In a field surrounded by soil and tomato plants, a shaded area in front is lit in red. Further back in the photo, another shaded area appears lit in blue.
Solar filters emit a red light over tomato plants growing in a research field at UC Davis in 2022. The work further tests the findings of a UC Davis study showing plants in agrivoltaic systems respond best to the red spectrum of light while blue light is better used for energy production. (Andre Daccache/UC Davis)

Harvesting Light to Grow Food and Clean Energy Together

Different Light Spectra Serve Different Needs for Agrivoltaics

UC Davis Fulbright visiting scholar, Matteo Camporese, and Majdi Abou Najm, associate professor at the Department of Land, Air and Water Resources, were featured in a UC Davis News article about their published study. Read an excerpt from the article below and follow the link to read the original article. 

People are increasingly trying to grow both food and clean energy on the same land to help meet the challenges of climate change, drought and a growing global population that just topped 8 billion. This effort includes agrivoltaics, in which crops are grown under the shade of solar panels, ideally with less water.

Now scientists from the University of California, Davis, are investigating how to better harvest the sun — and its optimal light spectrum — to make agrivoltaic systems more efficient in arid agricultural regions like California. 

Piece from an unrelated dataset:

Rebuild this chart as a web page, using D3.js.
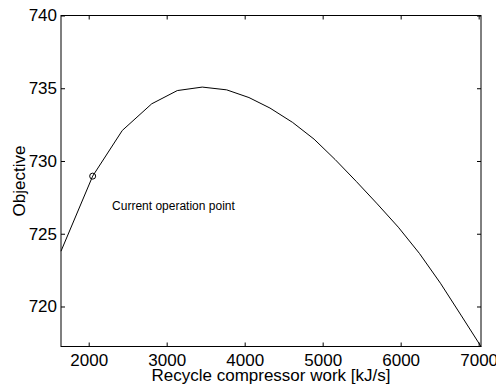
<!DOCTYPE html>
<html>
<head>
<meta charset="utf-8">
<script src="https://cdn.jsdelivr.net/npm/d3@7"></script>
<style>
  html, body { margin: 0; padding: 0; background: #fff; }
  svg { display: block; }
  text { font-family: "Liberation Sans", Arial, Helvetica, sans-serif; fill: #000; }
</style>
</head>
<body>
<svg id="chart" width="496" height="385"></svg>
<script>
// ---- data ----
const workValues = [1645, 2051, 2431, 2808, 3136, 3456, 3769, 4055, 4324, 4615, 4890, 5160, 5430, 5700, 5970, 6240, 6510, 6780, 7030];
const objectiveValues = [723.8, 728.96, 732.1, 733.93, 734.84, 735.08, 734.89, 734.36, 733.64, 732.65, 731.5, 730.1, 728.6, 727.05, 725.45, 723.65, 721.6, 719.35, 717.25];
const currentPoint = [2051, 728.96];
const annotationText = ["Current operation point"];
const annotationPos = [2300, 726.6];
const xTicks = [2000, 3000, 4000, 5000, 6000, 7000];
const yTicks = [720, 725, 730, 735, 740];
const xDomain = [1645, 7030];
const yDomain = [717.25, 740];
const xLabel = "Recycle compressor work [kJ/s]";
const yLabel = "Objective";

// ---- layout ----
const mLeft = 61, mRight = 481, mTop = 15.5, mBottom = 346.5;
const svg = d3.select("#chart");

const x = d3.scaleLinear().domain(xDomain).range([mLeft, mRight]);
const y = d3.scaleLinear().domain(yDomain).range([mBottom, mTop]);

// axes (inward ticks, MATLAB style)
const tickLen = 4;
svg.append("g")
  .attr("transform", `translate(0,${mBottom})`)
  .call(d3.axisBottom(x).tickValues(xTicks).tickFormat(d3.format("d")).tickSize(-tickLen).tickPadding(7))
  .call(g => g.select(".domain").remove())
  .call(g => g.selectAll("text").style("font-size", "17px").style("font-family", "Liberation Sans, Arial, sans-serif"))
  .call(g => g.selectAll("line").attr("stroke", "#000"));

svg.append("g")
  .attr("transform", `translate(0,${mTop})`)
  .call(d3.axisTop(x).tickValues(xTicks).tickFormat("").tickSize(-tickLen))
  .call(g => g.select(".domain").remove())
  .call(g => g.selectAll("line").attr("stroke", "#000"));

svg.append("g")
  .attr("transform", `translate(${mLeft},0)`)
  .call(d3.axisLeft(y).tickValues(yTicks).tickFormat(d3.format("d")).tickSize(-tickLen).tickPadding(4))
  .call(g => g.select(".domain").remove())
  .call(g => g.selectAll("text").style("font-size", "17px").style("font-family", "Liberation Sans, Arial, sans-serif"))
  .call(g => g.selectAll("line").attr("stroke", "#000"));

svg.append("g")
  .attr("transform", `translate(${mRight},0)`)
  .call(d3.axisRight(y).tickValues(yTicks).tickFormat("").tickSize(-tickLen))
  .call(g => g.select(".domain").remove())
  .call(g => g.selectAll("line").attr("stroke", "#000"));

// box
svg.append("rect")
  .attr("x", mLeft).attr("y", mTop)
  .attr("width", mRight - mLeft).attr("height", mBottom - mTop)
  .attr("fill", "none").attr("stroke", "#000").attr("stroke-width", 1);

// curve
const pts = workValues.map((w, i) => [w, objectiveValues[i]]);
svg.append("path")
  .datum(pts)
  .attr("fill", "none")
  .attr("stroke", "#000")
  .attr("stroke-width", 1)
  .attr("d", d3.line().x(d => x(d[0])).y(d => y(d[1])));

// current operation point marker
svg.append("circle")
  .attr("cx", x(currentPoint[0])).attr("cy", y(currentPoint[1]))
  .attr("r", 3).attr("fill", "none").attr("stroke", "#000").attr("stroke-width", 1);

// annotation
svg.append("text")
  .attr("x", x(annotationPos[0])).attr("y", y(annotationPos[1]))
  .style("font-size", "12px")
  .text(annotationText[0]);

// axis labels
svg.append("text")
  .attr("x", (mLeft + mRight) / 2).attr("y", 381)
  .attr("text-anchor", "middle")
  .style("font-size", "17px")
  .text(xLabel);

svg.append("text")
  .attr("transform", `translate(25,${(mTop + mBottom) / 2}) rotate(-90)`)
  .attr("text-anchor", "middle")
  .style("font-size", "17px")
  .text(yLabel);
</script>
</body>
</html>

Their study, published in Earth’s Future, a journal of the American Geophysical Union, found that the red part of the light spectrum is more efficient for growing plants, while the blue part of the spectrum is better used for solar production.

“This paper is a door opener for all sorts of technological advancements,” said corresponding author Majdi Abou Najm, an associate professor at the Department of Land, Air and Water Resources and a fellow at the UC Davis Institute of the Environment. He conducted the study with first author Matteo Camporese of the University of Padova in Italy, who came to UC Davis as a Fulbright visiting scholar. “Today’s solar panels take all the light and try to make the best of it. But what if a new generation of photovoltaics could take the blue light for clean energy and pass the red light onto the crops, where it is most efficient for photosynthesis?”